[erlang-questions] Two beautiful programs - or web programming made easy

Andrew Matthews Andrew.Matthews@REDACTED
Mon Feb 14 01:56:29 CET 2011


I wish it were that easy! Sadly, I work in a market where browser choice is more often dictated by "how easy is it to control from AD" than "how rich is the platform". That having been said, I think that whole WebSockets +/- issue was a complete red herring: The principle at work here would apply equally well in the case of COMET or Ajax-polling systems.

On a side note - I have a .NET web-based softphone system that (prior to COMET becoming widely available in the .NET tech-stack) used polling to establish duplex comms between the browser and the server. Often at rates of up to 4 Hz and for hundreds/thousands of users simultaneously.

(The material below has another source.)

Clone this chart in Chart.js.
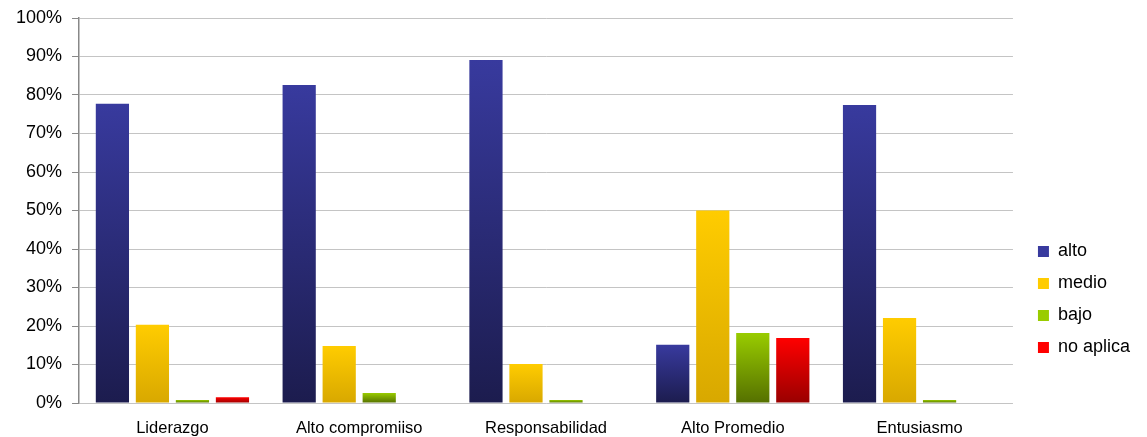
<!DOCTYPE html>
<html>
<head>
<meta charset="utf-8">
<script src="https://cdn.jsdelivr.net/npm/chart.js@4/dist/chart.umd.min.js"></script>
<style>
  html, body { margin: 0; padding: 0; background: #fff; }
</style>
</head>
<body>
<canvas id="perfil_chart" width="1147" height="437"></canvas>
<script>
const categorias = ["Liderazgo", "Alto compromiiso", "Responsabilidad", "Alto Promedio", "Entusiasmo"];
const alto = [77.7, 82.6, 89.1, 15.1, 77.4];
const medio = [20.3, 14.8, 10.1, 50, 22.1];
const bajo = [0.8, 2.6, 0.8, 18.2, 0.8];
const noAplica = [1.5, 0, 0, 16.9, 0];

// top / bottom colour of each series gradient
const colores = {
  alto: ["#383a9e", "#1c1c4e"],
  medio: ["#ffcc00", "#d8a800"],
  bajo: ["#99cc00", "#557000"],
  noAplica: ["#ff0000", "#990000"],
};

const gradiente = (pair) => (ctx) => {
  const chart = ctx.chart;
  const y = chart.scales.y;
  if (!y || ctx.type !== "data" || !ctx.raw) return pair[0];
  const top = y.getPixelForValue(ctx.raw);
  const bottom = y.getPixelForValue(0);
  if (bottom - top < 1) return pair[1];
  const g = chart.ctx.createLinearGradient(0, top, 0, bottom);
  g.addColorStop(0, pair[0]);
  g.addColorStop(1, pair[1]);
  return g;
};

const serie = (label, data, pair) => ({
  label: label,
  data: data,
  backgroundColor: gradiente(pair),
  borderWidth: 0,
  legendColor: pair,
  categoryPercentage: 0.857,
  barPercentage: 0.83,
});

const data = {
  labels: categorias,
  datasets: [
    serie("alto", alto, colores.alto),
    serie("medio", medio, colores.medio),
    serie("bajo", bajo, colores.bajo),
    serie("no aplica", noAplica, colores.noAplica),
  ],
};

// nudge the legend box right / down after layout
const moverLeyenda = {
  id: "moverLeyenda",
  afterLayout(chart, args, opts) {
    const l = chart.legend;
    if (!l) return;
    l.left += opts.dx; l.right += opts.dx;
    l.top += opts.dy; l.bottom += opts.dy;
  },
};

new Chart(document.getElementById("perfil_chart"), {
  type: "bar",
  data: data,
  plugins: [moverLeyenda],
  options: {
    responsive: false,
    animation: false,
    layout: {
      padding: { top: 4, right: 18, left: 6, bottom: 0 },
    },
    plugins: {
      tooltip: { enabled: false },
      moverLeyenda: { dx: 11, dy: 79 },
      legend: {
        position: "right",
        labels: {
          color: "#000",
          font: { family: "Liberation Sans", size: 18 },
          boxWidth: 11,
          boxHeight: 11,
          padding: 14,
          generateLabels: (chart) =>
            chart.data.datasets.map((ds, i) => ({
              text: ds.label,
              fillStyle: ds.legendColor[0],
              strokeStyle: ds.legendColor[1],
              lineWidth: 0,
              datasetIndex: i,
              hidden: false,
            })),
        },
      },
    },
    scales: {
      x: {
        grid: { display: false, drawTicks: false },
        border: { display: false },
        afterFit: (scale) => { scale.height = 34; },
        ticks: {
          color: "#000",
          font: { family: "Liberation Sans", size: 16.5 },
          padding: 16,
          maxRotation: 0,
        },
      },
      y: {
        min: 0,
        max: 100,
        afterFit: (scale) => { scale.paddingTop = 18; },
        ticks: {
          stepSize: 10,
          color: "#000",
          font: { family: "Liberation Sans", size: 18 },
          padding: 10,
          callback: (v) => v + "%",
        },
        grid: {
          color: "#c4c4c4",
          lineWidth: 1,
          tickLength: 7,
          tickColor: "#888",
        },
        border: { color: "#888", width: 1.5 },
      },
    },
  },
});
</script>
</body>
</html>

The challenge was to boil down the payload down to the absolute minimum. The end result was that we pushed all of the presentation-level intelligence off to the client, and sent state-machine vectors (i.e. a vector of the current states of each of the controlling state models, represented as integers) instead, since they were the most dense way of saying how the UI ought to look.

My point is that for fear of blowing out your bandwidth usage, you might eventually end up making the payload more and more declarative, till eventually the payload could barely be called code at all. Would you really control a UI from a server in practice, when you can push off that job to the browser itself?

Regards,

         Andrew


-----Original Message-----
> --snip --
Well it might not be universally available, but it's here and now on my machine.

All the general public have to do is change browsers, and how difficult is that?
It's one click away.

While the giants fight for market share by making their browsers mutually incompatible I just download the one that best suits my purposes.

I just want to make things as simple as possible - life is to short to play browser wars.

Hopefully a kind of software Darwinism will prevail - that's my naive belief.

Life is too short to fix broken software.